Helen Villines 12:30 p.m., Dec. 12
SDG&E Gets Special Treatment of Billing for Electric Vehicle Recharging
According to Onell Soto in this morning's distinguished daily paper, San Diego Gas and Electric Company will bill electric car owners separately from their residential usage for overnight recharging. California's Public Utility Commission has allegedly approved experimental rates to encourage the first 1000 Nissan Leaf customers to recharge during off-peak hours.
Until the advent of electrical vehicles, fueling automotive transportation has been an oil company monopoly. SDG&E spokesperson Art Larson was quoted saying ”The objective of the [experimental rate] study is to better understand Leaf owner's changing habits and the impact of this behavior on the grid.”
Something that SDG&E cannot measure is the total number Leaf and other electrical vehicle owners who chose to use off-grid electrical production for partial or complete recharging.
Soto revealed that the University of San Diego has started work on 1.23 megawatts of solar electricity generation to be provided by AMSOLAR. An AMSOLAR public relations spokesperson informs me that USD is the first of several university AMSOLAR solar projects, and that the total cost will be about $100 million for 20 megawatts at several campuses nationwide. AMSOLAR will then sell electricity to USD at a rate less than that charged by SDG&E. An anecdotal assessment of USD student demographics indicates that USD students would be likely electric vehicle drivers.
San Diego residential Leaf customers could generate just under half a kilowatt of off-grid electricity with an investment of around $2500 in free-standing solar panels. Half a kilowatt is enough to power two energy-efficient refrigerators or 30 CFL table lamps. No recharging numbers for the Leaf are currently available.

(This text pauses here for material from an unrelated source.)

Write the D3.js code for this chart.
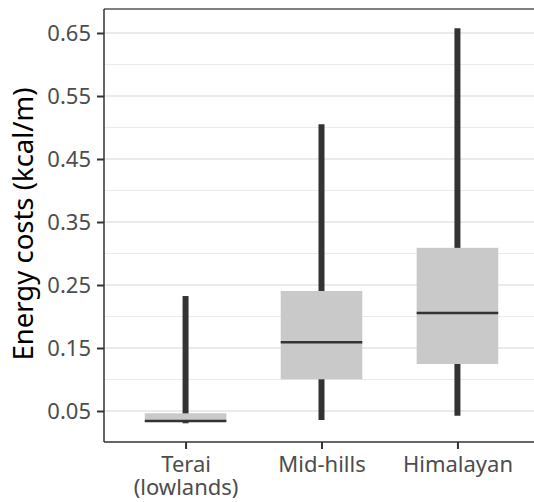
<!DOCTYPE html>
<html>
<head>
<meta charset="utf-8">
<script src="https://cdn.jsdelivr.net/npm/d3@7"></script>
<style>
  body { margin: 0; background: #fff; }
  text { font-family: "Noto Sans", "Open Sans", sans-serif; }
</style>
</head>
<body>
<div id="chart"></div>
<script>
// data
const regions = ["Terai\n(lowlands)", "Mid-hills", "Himalayan"];
const whiskerLow = [0.0305, 0.0357, 0.0425];
const q1 = [0.0325, 0.1003, 0.1246];
const median = [0.034, 0.159, 0.2056];
const q3 = [0.0463, 0.2405, 0.309];
const whiskerHigh = [0.2325, 0.505, 0.6575];
const majorTicks = [0.05, 0.15, 0.25, 0.35, 0.45, 0.55, 0.65];
const minorTicks = [0.10, 0.20, 0.30, 0.40, 0.50, 0.60];

const width = 534, height = 502;
const panelLeft = 104, panelTop = 9, panelBottom = 442, panelRight = 539;

const svg = d3.select('#chart').append('svg')
    .attr('width', width)
    .attr('height', height);

const x = d3.scalePoint()
    .domain(regions)
    .range([panelLeft, panelRight])
    .padding(0.6);

const y = d3.scaleLinear()
    .domain([0.0008, 0.6881])
    .range([panelBottom, panelTop]);

const boxW = x.step() * 0.6;

// grid
svg.append('g').selectAll('line')
    .data(minorTicks)
    .enter().append('line')
    .attr('x1', panelLeft).attr('x2', panelRight)
    .attr('y1', d => y(d)).attr('y2', d => y(d))
    .attr('stroke', '#ebebeb')
    .attr('stroke-width', 1.2);
svg.append('g').selectAll('line')
    .data(majorTicks)
    .enter().append('line')
    .attr('x1', panelLeft).attr('x2', panelRight)
    .attr('y1', d => y(d)).attr('y2', d => y(d))
    .attr('stroke', '#ebebeb')
    .attr('stroke-width', 2);

const boxes = regions.map((r, i) => ({
    name: r, lo: whiskerLow[i], q1: q1[i], med: median[i], q3: q3[i], hi: whiskerHigh[i]
}));

const g = svg.append('g');
// whiskers
g.selectAll('.whisker')
    .data(boxes)
    .enter().append('line')
    .attr('class', 'whisker')
    .attr('x1', d => x(d.name)).attr('x2', d => x(d.name))
    .attr('y1', d => y(d.lo)).attr('y2', d => y(d.hi))
    .attr('stroke', '#333333')
    .attr('stroke-width', 6);
// boxes
g.selectAll('.box')
    .data(boxes)
    .enter().append('rect')
    .attr('class', 'box')
    .attr('x', d => x(d.name) - boxW / 2)
    .attr('width', boxW)
    .attr('y', d => y(d.q3))
    .attr('height', d => y(d.q1) - y(d.q3))
    .attr('fill', '#c9c9c9');
// medians
g.selectAll('.median')
    .data(boxes)
    .enter().append('line')
    .attr('class', 'median')
    .attr('x1', d => x(d.name) - boxW / 2).attr('x2', d => x(d.name) + boxW / 2)
    .attr('y1', d => y(d.med)).attr('y2', d => y(d.med))
    .attr('stroke', '#333333')
    .attr('stroke-width', 2.5);

// panel frame: top border plus axis lines
svg.append('line')
    .attr('x1', panelLeft).attr('x2', panelRight).attr('y1', panelTop).attr('y2', panelTop)
    .attr('stroke', '#555').attr('stroke-width', 1.5);

const yAxis = svg.append('g')
    .attr('transform', `translate(${panelLeft},0)`)
    .call(d3.axisLeft(y).tickValues(majorTicks).tickSize(7).tickPadding(6).tickFormat(d3.format('.2f')));
yAxis.select('.domain').attr('stroke', '#333').attr('stroke-width', 1.5)
    .attr('d', `M0,${panelTop}V${panelBottom}`);
yAxis.selectAll('.tick line').attr('stroke', '#333').attr('stroke-width', 2);
yAxis.selectAll('.tick text')
    .attr('fill', '#4d4d4d')
    .style('font-size', '22px')
    .style('font-family', '"Noto Sans", sans-serif');

const xAxis = svg.append('g')
    .attr('transform', `translate(0,${panelBottom})`)
    .call(d3.axisBottom(x).tickSize(7).tickFormat(''));
xAxis.select('.domain').attr('stroke', '#333').attr('stroke-width', 1.5)
    .attr('d', `M${panelLeft},0H${panelRight}`);
xAxis.selectAll('.tick line').attr('stroke', '#333').attr('stroke-width', 2);

xAxis.selectAll('.tick').append('text')
    .attr('fill', '#4d4d4d')
    .attr('text-anchor', 'middle')
    .style('font-size', '22px')
    .style('font-family', '"Noto Sans", sans-serif')
    .each(function (d) {
        const lines = d.split('\n');
        const t = d3.select(this);
        lines.forEach((l, i) => {
            t.append('tspan')
                .attr('x', 0)
                .attr('y', 30 + i * 23)
                .text(l);
        });
    });

svg.append('text')
    .attr('transform', `translate(33,224) rotate(-90)`)
    .attr('text-anchor', 'middle')
    .attr('fill', '#000')
    .style('font-size', '27.5px')
    .text('Energy costs (kcal/m)');
</script>
</body>
</html>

By using free-standing solar panels, residential off-grid solar panels do not require Federal Energy Regulatory Commission certification as Qualifying Facilities (FERC QF). FERC QF qualification is necessary before residential customers with grid-connected solar panels receive reimbursement from SDG&E for excess residential solar-generated electricity sent into the power grid. Currently, any excess solar power is now taken by SDG&E from customers for free to be immediately resold at retail market rates to other SDG&E customers. The City of San Diego raised permit rates this year on grid-connected solar panels as home improvement projects.
Soto further indicated that SDG&E will be buying alternatively-generated electricity from a Palm Springs wind farm, in part to meet a state mandate of 20% generation from alternative energy sources. Among California's three big investor owned utilities, SDG&E ranks third in alternative generation and is well below the state mandate.